#### [WHAT YOU ARE ASKED TO DO]
Give back exactly the lines from the beginning of the listing below to the line holding "Legend, Pie, PieChart", both ends included; the pictures stay out.

#### [COLLECTED DATA]
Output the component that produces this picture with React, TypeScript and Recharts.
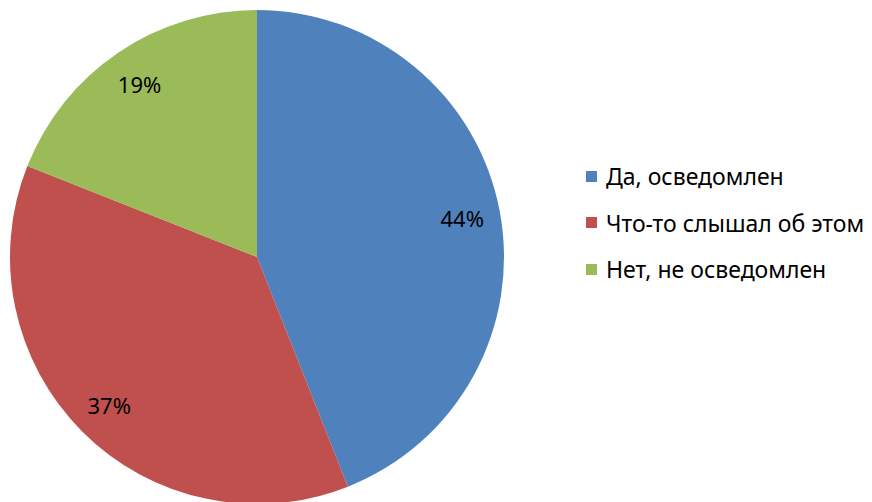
import { Cell, Legend, Pie, PieChart } from 'recharts'

// Ответы на вопрос об осведомлённости, доли в процентах.
const categories = ['Да, осведомлен', 'Что-то слышал об этом', 'Нет, не осведомлен']
const shares = [44, 37, 19]
const colors = ['#4F81BD', '#C0504D', '#9BBB59']

const data = categories.map((name, i) => ({ name, value: shares[i] }))

const FONT = '"Noto Sans", "Liberation Sans", sans-serif'
const RADIAN = Math.PI / 180

// Подписи внутри секторов, ближе к краю, как в исходной диаграмме.
function renderLabel({ cx, cy, midAngle, outerRadius, value }: any) {
  const r = outerRadius * 0.846
  const x = cx + r * Math.cos(-midAngle * RADIAN)
  const y = cy + r * Math.sin(-midAngle * RADIAN)
  return (
    <text x={x} y={y} fill="#000" textAnchor="middle" dominantBaseline="central" fontSize={22} fontFamily={FONT}>
      {value}%
    </text>
  )
}

function renderLegend() {
  return (
    <ul style={{ listStyle: 'none', margin: 0, padding: 0, fontFamily: FONT, fontSize: 23 }}>
      {categories.map((name, i) => (
        <li key={name} style={{ display: 'flex', alignItems: 'center', height: 46.5 }}>
          <span style={{ display: 'inline-block', width: 11, height: 11, background: colors[i], marginRight: 9 }} />
          <span style={{ color: '#000' }}>{name}</span>
        </li>
      ))}
    </ul>
  )
}

export default function App() {
  return (
    <div style={{ position: 'fixed', top: 0, left: 0, background: '#fff' }}>
      <PieChart width={872} height={502} margin={{ top: 0, right: 0, bottom: 0, left: 0 }}>
        <Pie
          data={data}
          dataKey="value"
          cx={257}
          cy={257}
          outerRadius={247}
          startAngle={90}
          endAngle={-270}
          stroke="none"
          label={renderLabel}
          labelLine={false}
          isAnimationActive={false}
        >
          {data.map((d, i) => (
            <Cell key={d.name} fill={colors[i]} />
          ))}
        </Pie>
        <Legend
          layout="vertical"
          align="right"
          verticalAlign="top"
          wrapperStyle={{ left: 586, top: 153, width: 286 }}
          content={renderLegend}
        />
      </PieChart>
    </div>
  )
}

#### [SOLUTION TO THIS EXERCISE]
Output the component that produces this picture with React, TypeScript and Recharts.
import { Cell, Legend, Pie, PieChart } from 'recharts'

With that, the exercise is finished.